--- Begin Records for processing ---

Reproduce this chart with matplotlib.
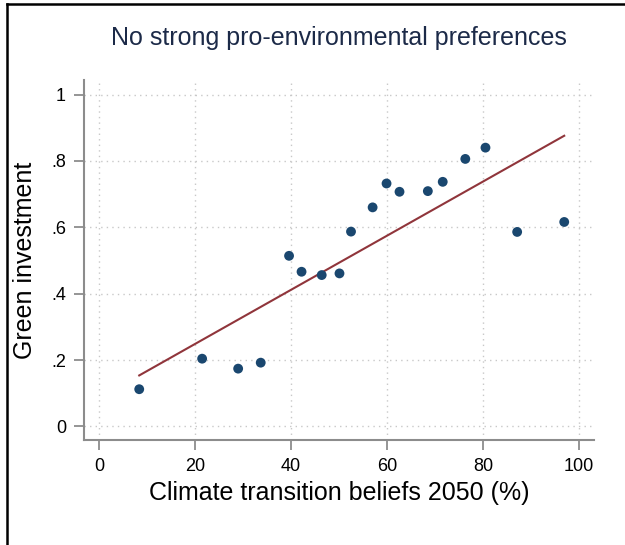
import numpy as np
import matplotlib
matplotlib.use("Agg")
import matplotlib.pyplot as plt
from matplotlib.lines import Line2D

plt.rcParams['font.family'] = ['Liberation Sans', 'DejaVu Sans']

# Binned means: climate transition beliefs (x) vs. share choosing green investment (y)
beliefs = [8.4, 21.5, 29.0, 33.7, 39.6, 42.2, 46.4, 50.1, 52.5,
           57.0, 59.9, 62.6, 68.5, 71.6, 76.3, 80.5, 87.1, 96.9]
green_share = [0.112, 0.204, 0.174, 0.192, 0.514, 0.466, 0.456, 0.461, 0.587,
               0.660, 0.732, 0.707, 0.709, 0.737, 0.806, 0.840, 0.586, 0.616]
x_ticks = [0, 20, 40, 60, 80, 100]
y_ticks = [0, 0.2, 0.4, 0.6, 0.8, 1.0]
y_tick_labels = ["0", ".2", ".4", ".6", ".8", "1"]

title = "No strong pro-environmental preferences"
x_label = "Climate transition beliefs 2050 (%)"
y_label = "Green investment"

navy = "#1a476f"
maroon = "#90353b"
spine_gray = "#8c8c8c"

fig = plt.figure(figsize=(6.25, 5.45), dpi=100)
ax = fig.add_axes([0.1344, 0.1927, 0.816, 0.6606])

x = np.array(beliefs)
y = np.array(green_share)
slope, intercept = np.polyfit(x, y, 1)
xs = np.array([x.min(), x.max()])

ax.plot(xs, intercept + slope * xs, color=maroon, lw=1.5, zorder=2)
ax.scatter(x, y, s=50, color=navy, edgecolors='none', zorder=3)

ax.set_xlim(-3.1, 103.1)
ax.set_ylim(-0.041, 1.044)
ax.set_xticks(x_ticks)
ax.set_yticks(y_ticks)
ax.set_yticklabels(y_tick_labels)

ax.grid(True, color="#c8c8c8", linestyle=(0, (1, 3)), linewidth=1.0, zorder=0)
ax.set_axisbelow(True)

for side in ("top", "right"):
    ax.spines[side].set_visible(False)
for side in ("left", "bottom"):
    ax.spines[side].set_color(spine_gray)
    ax.spines[side].set_linewidth(1.5)

ax.tick_params(axis='both', direction='out', length=7, width=1.3,
               color=spine_gray, labelsize=13, labelcolor="black", pad=6)

ax.set_xlabel(x_label, fontsize=18, labelpad=4)
ax.set_ylabel(y_label, fontsize=18, labelpad=10)

fig.text(0.5424, 0.931, title, ha='center', va='center', fontsize=18,
         color="#1c2a48")

# Outer frame fragments along the left and top edges
fig.add_artist(Line2D([0.011, 0.011], [0.0, 0.992], transform=fig.transFigure,
                      color="black", lw=1.8))
fig.add_artist(Line2D([0.011, 1.0], [0.992, 0.992], transform=fig.transFigure,
                      color="black", lw=1.8))

fig.savefig("out.png", dpi=100, facecolor="white")
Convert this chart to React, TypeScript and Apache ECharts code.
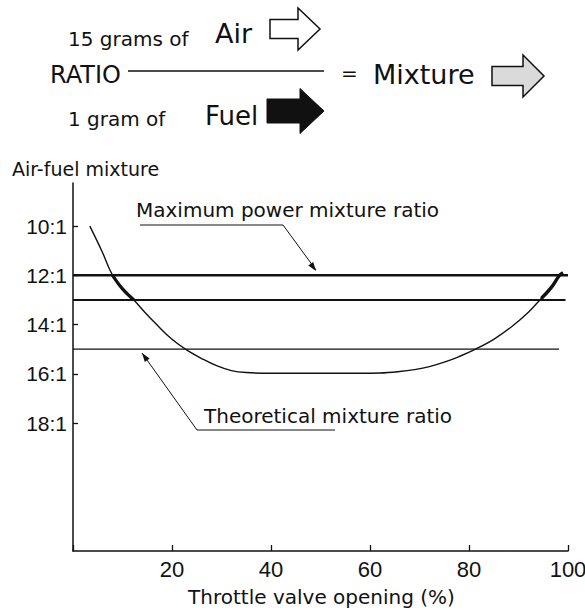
import React, { useEffect, useRef } from "react";
import * as echarts from "echarts";

// Air-fuel mixture curve (throttle opening %, ratio x:1)
const curveX = [3.4, 5.8, 8.0, 10.0, 12.3, 14.5, 16.9, 20.0, 23.1, 26.0, 29.0, 32.0, 35.0, 40.0, 46.0, 52.0, 58.0, 62.0, 66.0, 69.0, 72.0, 75.0, 78.0, 80.9, 85.0, 88.6, 92.0, 94.6, 96.6, 98.3, 99.0];
const curveY = [10.0, 11.0, 12.0, 12.55, 13.0, 13.5, 14.0, 14.6, 15.05, 15.38, 15.67, 15.87, 15.95, 15.98, 15.98, 15.98, 15.98, 15.97, 15.91, 15.83, 15.71, 15.53, 15.3, 15.04, 14.6, 14.09, 13.5, 12.94, 12.5, 12.0, 11.9];

// emphasised (thick) parts of the curve between the 12:1 and 13:1 lines
const richLeftX = [8.0, 10.0, 12.3];
const richLeftY = [12.0, 12.55, 13.0];
const richRightX = [94.6, 96.6, 98.3, 99.0];
const richRightY = [12.94, 12.5, 12.0, 11.9];

// reference ratio lines
const refRatios = [12, 13, 15];
const refEnds = [100, 99.5, 98.2];
const refWidths = [2.4, 2.0, 1.3];

const yTickValues = [10, 12, 14, 16, 18];
const xTickInterval = 20;

const INK = "#111";
const TXT = '"DejaVu Sans", sans-serif';
const NUM = '"Liberation Sans", Arial, sans-serif';

function arrowShape(x0: number, cy: number, sh: number, hb: number, hh: number, tip: number) {
  return [
    [x0, cy - sh],
    [hb, cy - sh],
    [hb, cy - hh],
    [tip, cy],
    [hb, cy + hh],
    [hb, cy + sh],
    [x0, cy + sh],
  ];
}

function headAt(from: number[], tip: number[], len = 9, half = 3) {
  const dx = tip[0] - from[0];
  const dy = tip[1] - from[1];
  const d = Math.sqrt(dx * dx + dy * dy);
  const ux = dx / d, uy = dy / d;
  const bx = tip[0] - ux * len, by = tip[1] - uy * len;
  const px = -uy * half, py = ux * half;
  return [tip, [bx + px, by + py], [bx - px, by - py]];
}

function txt(text: string, x: number, y: number, size: number, family = TXT, align = "left") {
  return {
    type: "text",
    silent: true,
    style: {
      text,
      x,
      y,
      fill: INK,
      font: `normal ${size}px ${family}`,
      align,
      verticalAlign: "middle",
    },
  };
}

function poly(points: number[][], width = 1) {
  return {
    type: "polyline",
    silent: true,
    shape: { points },
    style: { stroke: INK, lineWidth: width, fill: null },
  };
}

export default function App() {
  const ref = useRef<HTMLDivElement>(null);

  useEffect(() => {
    if (!ref.current) return;
    const chart = echarts.init(ref.current, null, { renderer: "svg" });

    const lineSeries: any[] = refRatios.map((r, i) => ({
      type: "line",
      data: [
        [0, r],
        [refEnds[i], r],
      ],
      showSymbol: false,
      lineStyle: { color: INK, width: refWidths[i] },
      silent: true,
    }));

    const maxLeader = [[140, 225], [283, 225], [316, 270]];
    const theoLeader = [[335, 430], [197, 430], [142, 353]];

    const option: any = {
      animation: false,
      backgroundColor: "#fff",
      grid: { left: 73, top: 183, width: 495, height: 368, outerBoundsMode: "none" },
      xAxis: {
        type: "value",
        min: 0,
        max: 100,
        interval: xTickInterval,
        axisLine: { lineStyle: { color: INK, width: 1.5 } },
        axisTick: { inside: true, length: 6, lineStyle: { color: INK, width: 1.3 } },
        axisLabel: {
          color: INK,
          fontFamily: NUM,
          fontSize: 22,
          margin: 7,
          formatter: (v: number) => (v === 0 ? "" : String(v)),
        },
        splitLine: { show: false },
      },
      yAxis: {
        type: "value",
        inverse: true,
        min: 8.25,
        max: 23.2,
        axisLine: { show: true, lineStyle: { color: INK, width: 1.5 } },
        axisTick: {
          show: true,
          inside: true,
          length: 5,
          customValues: yTickValues,
          lineStyle: { color: INK, width: 1.3 },
        },
        axisLabel: {
          color: INK,
          fontFamily: NUM,
          fontSize: 21,
          margin: 6,
          customValues: yTickValues,
          formatter: (v: number) => `${v}:1`,
        },
        splitLine: { show: false },
      },
      series: [
        ...lineSeries,
        {
          type: "line",
          data: curveX.map((x, i) => [x, curveY[i]]),
          smooth: 0.4,
          showSymbol: false,
          lineStyle: { color: INK, width: 1.4 },
          silent: true,
        },
        {
          type: "line",
          data: richLeftX.map((x, i) => [x, richLeftY[i]]),
          smooth: 0.4,
          showSymbol: false,
          lineStyle: { color: INK, width: 3.2 },
          silent: true,
        },
        {
          type: "line",
          data: richRightX.map((x, i) => [x, richRightY[i]]),
          smooth: 0.4,
          showSymbol: false,
          lineStyle: { color: INK, width: 3.4 },
          silent: true,
        },
      ],
      graphic: [
        // top ratio diagram
        txt("15 grams of", 68, 38.5, 20),
        txt("Air", 215, 33, 27),
        {
          type: "polygon",
          silent: true,
          shape: { points: arrowShape(270, 29, 9.5, 298, 21, 320) },
          style: { fill: "#fff", stroke: INK, lineWidth: 1.5 },
        },
        txt("RATIO", 50, 75, 24),
        poly([[128, 71], [324, 71]], 1.6),
        txt("=", 349.5, 73, 20, TXT, "center"),
        txt("Mixture", 373, 74, 27),
        {
          type: "polygon",
          silent: true,
          shape: { points: arrowShape(492, 76, 9.5, 523, 21, 544) },
          style: { fill: "#dadada", stroke: INK, lineWidth: 1.5 },
        },
        txt("1 gram of", 68, 119, 20),
        txt("Fuel", 205, 116, 26),
        {
          type: "polygon",
          silent: true,
          shape: { points: arrowShape(267, 111, 12, 300, 22.5, 324) },
          style: { fill: INK, stroke: INK, lineWidth: 1 },
        },
        // axis titles
        txt("Air-fuel mixture", 12, 169, 19),
        txt("Throttle valve opening (%)", 321.5, 597, 20, TXT, "center"),
        // annotations
        txt("Maximum power mixture ratio", 136, 210, 20),
        poly(maxLeader, 1),
        {
          type: "polygon",
          silent: true,
          shape: { points: headAt(maxLeader[1], [maxLeader[2][0], maxLeader[2][1] + 1]) },
          style: { fill: INK },
        },
        txt("Theoretical mixture ratio", 204, 415.5, 20),
        poly(theoLeader, 1),
        {
          type: "polygon",
          silent: true,
          shape: { points: headAt(theoLeader[1], theoLeader[2]) },
          style: { fill: INK },
        },
      ],
    };

    chart.setOption(option);
    return () => chart.dispose();
  }, []);

  return (
    <div
      ref={ref}
      style={{ position: "absolute", left: 0, top: 0, width: 585, height: 610, background: "#fff" }}
    />
  );
}
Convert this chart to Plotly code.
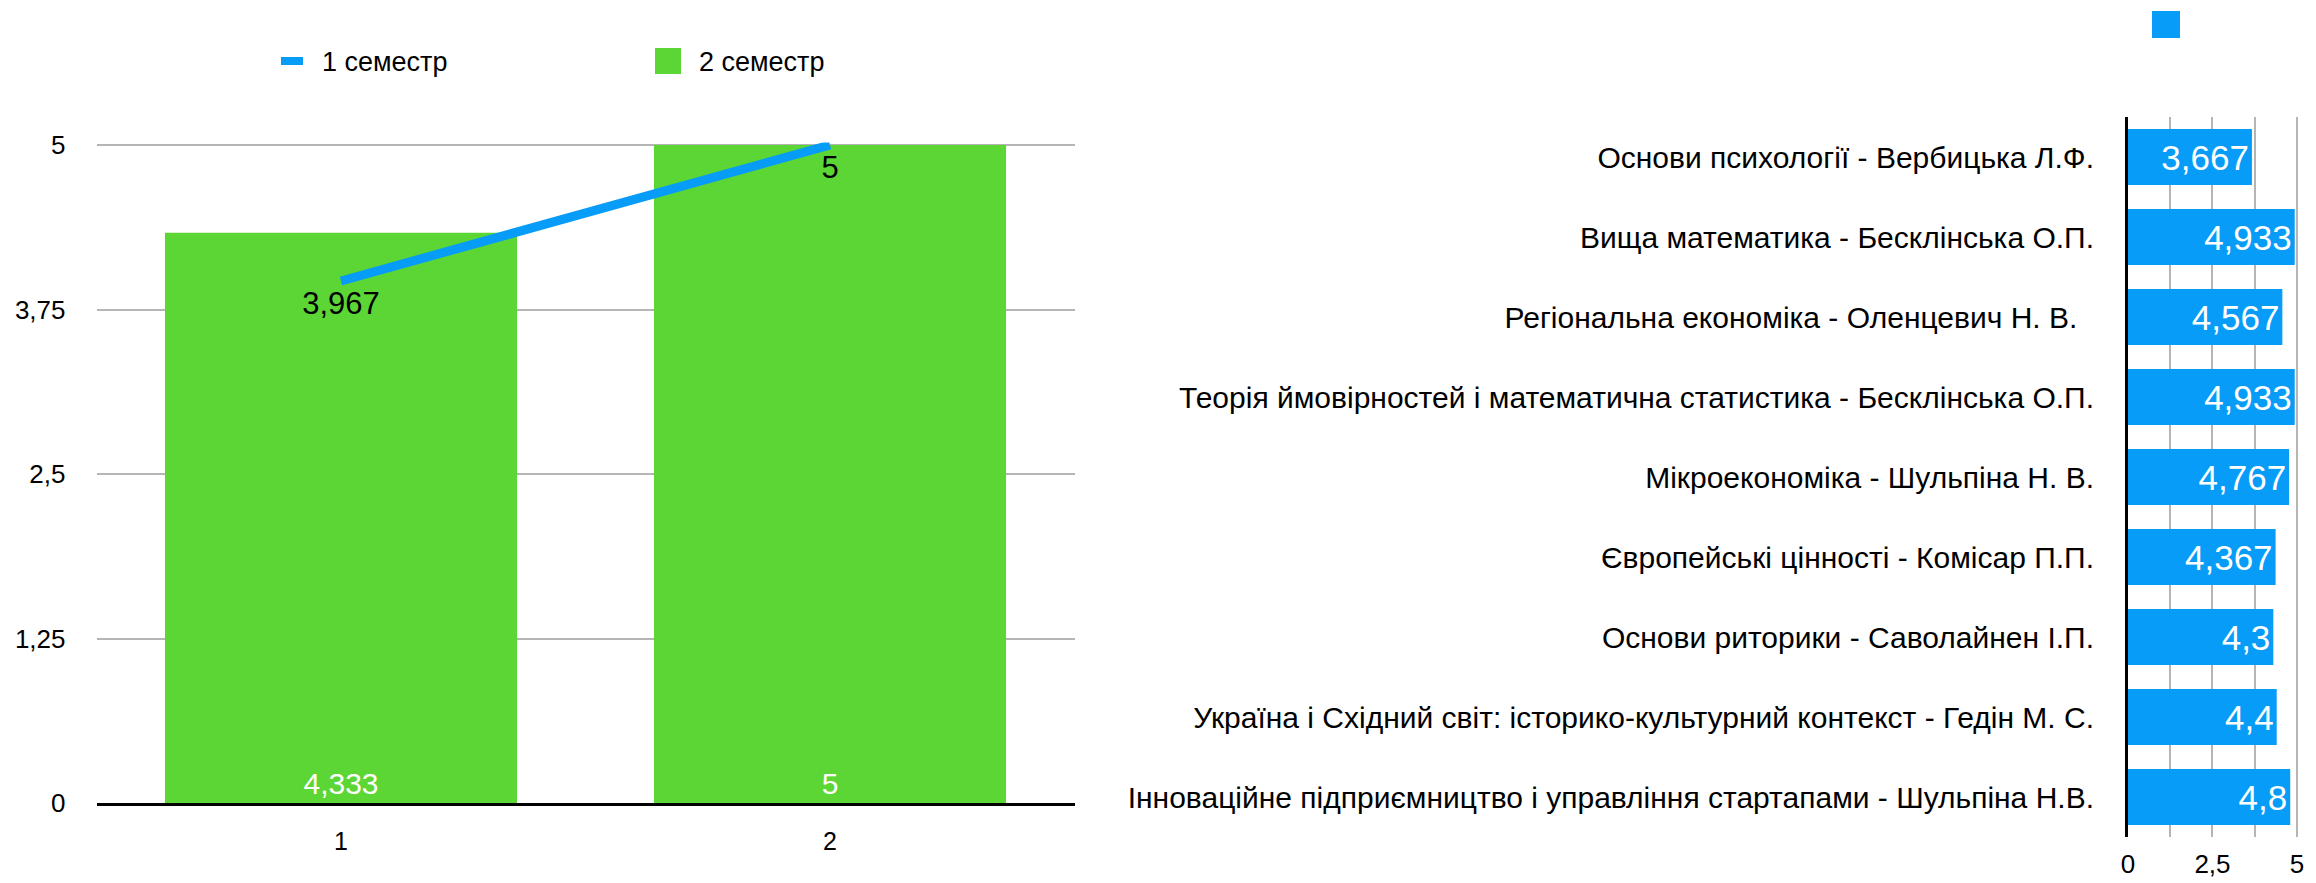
import plotly.graph_objects as go

# ---------------- data ----------------
semesters = ["1", "2"]
semester1_values = [3.967, 5]      # line "1 семестр"
semester2_values = [4.333, 5]      # bars "2 семестр"
left_yticks = [0, 1.25, 2.5, 3.75, 5]

subjects = [
    "Основи психології - Вербицька Л.Ф.",
    "Вища математика - Бесклінська О.П.",
    "Регіональна економіка - Оленцевич Н. В.\u00a0\u00a0",
    "Теорія ймовірностей і математична статистика - Бесклінська О.П.",
    "Мікроекономіка - Шульпіна Н. В.",
    "Європейські цінності - Комісар П.П.",
    "Основи риторики - Саволайнен І.П.",
    "Україна і Східний світ: історико-культурний контекст - Гедін М. С.",
    "Інноваційне підприємництво і управління стартапами - Шульпіна Н.В.",
]
subject_scores = [3.667, 4.933, 4.567, 4.933, 4.767, 4.367, 4.3, 4.4, 4.8]
right_xticks = [0, 1.25, 2.5, 3.75, 5]
right_xticklabels = ["0", "", "2,5", "", "5"]

legend_names = ["1 семестр", "2 семестр"]

# ---------------- styles ----------------
OFF = 8                      # default page body margin
W, H = 2316 - OFF, 883 - OFF
BLUE = "#079CF7"
GREEN = "#5CD634"
GRID = "#B5B5B5"
FONT = "Liberation Sans, Arial, Helvetica, sans-serif"


def px(x):
    return (x - OFF) / W


def py(y):
    return 1 - (y - OFF) / H


fig = go.Figure()

fig.add_trace(go.Bar(
    x=semesters, y=semester2_values, name=legend_names[1],
    marker=dict(color=GREEN, line=dict(width=0)), width=0.72,
    text=semester2_values, texttemplate="%{y}", textposition="inside",
    insidetextanchor="start", constraintext="none",
    insidetextfont=dict(color="white", size=30, family=FONT),
    xaxis="x", yaxis="y", showlegend=False,
))

fig.add_trace(go.Scatter(
    x=semesters, y=semester1_values, name=legend_names[0],
    mode="lines+markers+text", line=dict(color=BLUE, width=9),
    marker=dict(size=14, color="rgba(0,0,0,0)", line=dict(width=0)),
    text=semester1_values, texttemplate="%{y}", textposition="bottom center",
    textfont=dict(color="black", size=31, family=FONT),
    xaxis="x", yaxis="y", showlegend=False, cliponaxis=False,
))

fig.add_trace(go.Bar(
    x=subject_scores, y=subjects, orientation="h", name="",
    marker=dict(color=BLUE, line=dict(width=0)), width=0.7,
    text=subject_scores, texttemplate="%{x}", textposition="inside",
    insidetextanchor="end", constraintext="none",
    insidetextfont=dict(color="white", size=35, family=FONT),
    xaxis="x2", yaxis="y2", showlegend=False,
))

fig.update_layout(
    width=W, height=H, autosize=False,
    margin=dict(l=0, r=0, t=0, b=0, pad=0),
    paper_bgcolor="white", plot_bgcolor="white",
    separators=", ",
    font=dict(family=FONT, color="black", size=26),
    xaxis=dict(
        domain=[px(96.5), px(1074.5)], range=[-0.5, 1.5], type="category",
        showline=True, linecolor="black", linewidth=3, showgrid=False,
        zeroline=False, ticks="", tickfont=dict(size=25), ticklabelstandoff=14,
        anchor="y", fixedrange=True, automargin=False,
    ),
    yaxis=dict(
        domain=[py(803), py(142.4)], range=[0, 5.02], tickvals=left_yticks,
        showgrid=True, gridcolor=GRID, gridwidth=2, zeroline=False,
        showline=False, ticks="", tickfont=dict(size=26), ticklabelstandoff=30,
        anchor="x", fixedrange=True, automargin=False,
    ),
    xaxis2=dict(
        domain=[px(2128), px(2298)], range=[0, 5.03], tickvals=right_xticks,
        ticktext=right_xticklabels, showgrid=True, gridcolor=GRID, gridwidth=2,
        zeroline=False, showline=False, ticks="", tickfont=dict(size=26),
        ticklabelstandoff=9, anchor="y2", fixedrange=True, automargin=False,
    ),
    yaxis2=dict(
        domain=[py(837), py(117)], type="category", autorange="reversed",
        showline=True, linecolor="black", linewidth=3, showgrid=False,
        ticks="", tickfont=dict(size=30), ticklabelstandoff=25,
        anchor="x2", fixedrange=True, automargin=False,
    ),
    bargap=0.3,
)

# manual legends (large symbols as in the reference)
fig.add_shape(type="line", xref="paper", yref="paper",
              x0=px(281), x1=px(303), y0=py(61), y1=py(61),
              line=dict(color=BLUE, width=8))
fig.add_shape(type="rect", xref="paper", yref="paper",
              x0=px(655), x1=px(681), y0=py(74), y1=py(48),
              fillcolor=GREEN, line=dict(width=0))
fig.add_shape(type="rect", xref="paper", yref="paper",
              x0=px(2152), x1=px(2180), y0=py(38), y1=py(11),
              fillcolor=BLUE, line=dict(width=0))
for name, x0 in zip(legend_names, [320, 697]):
    fig.add_annotation(xref="paper", yref="paper", x=px(x0), y=py(62),
                       text=name, showarrow=False, xanchor="left",
                       yanchor="middle", font=dict(size=27, family=FONT))

fig.write_html("out.html")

--- End Records for processing ---

▶ _Directive_
Everything from the first line of the listing above through the line that contains "ax.scatter(x, y, s=50, color=navy, edgecolors='none', zorder=3)" is to be restated word for word, minus the pictures.

▶ _Exercise solution_
Reproduce this chart with matplotlib.
import numpy as np
import matplotlib
matplotlib.use("Agg")
import matplotlib.pyplot as plt
from matplotlib.lines import Line2D

plt.rcParams['font.family'] = ['Liberation Sans', 'DejaVu Sans']

# Binned means: climate transition beliefs (x) vs. share choosing green investment (y)
beliefs = [8.4, 21.5, 29.0, 33.7, 39.6, 42.2, 46.4, 50.1, 52.5,
           57.0, 59.9, 62.6, 68.5, 71.6, 76.3, 80.5, 87.1, 96.9]
green_share = [0.112, 0.204, 0.174, 0.192, 0.514, 0.466, 0.456, 0.461, 0.587,
               0.660, 0.732, 0.707, 0.709, 0.737, 0.806, 0.840, 0.586, 0.616]
x_ticks = [0, 20, 40, 60, 80, 100]
y_ticks = [0, 0.2, 0.4, 0.6, 0.8, 1.0]
y_tick_labels = ["0", ".2", ".4", ".6", ".8", "1"]

title = "No strong pro-environmental preferences"
x_label = "Climate transition beliefs 2050 (%)"
y_label = "Green investment"

navy = "#1a476f"
maroon = "#90353b"
spine_gray = "#8c8c8c"

fig = plt.figure(figsize=(6.25, 5.45), dpi=100)
ax = fig.add_axes([0.1344, 0.1927, 0.816, 0.6606])

x = np.array(beliefs)
y = np.array(green_share)
slope, intercept = np.polyfit(x, y, 1)
xs = np.array([x.min(), x.max()])

ax.plot(xs, intercept + slope * xs, color=maroon, lw=1.5, zorder=2)
ax.scatter(x, y, s=50, color=navy, edgecolors='none', zorder=3)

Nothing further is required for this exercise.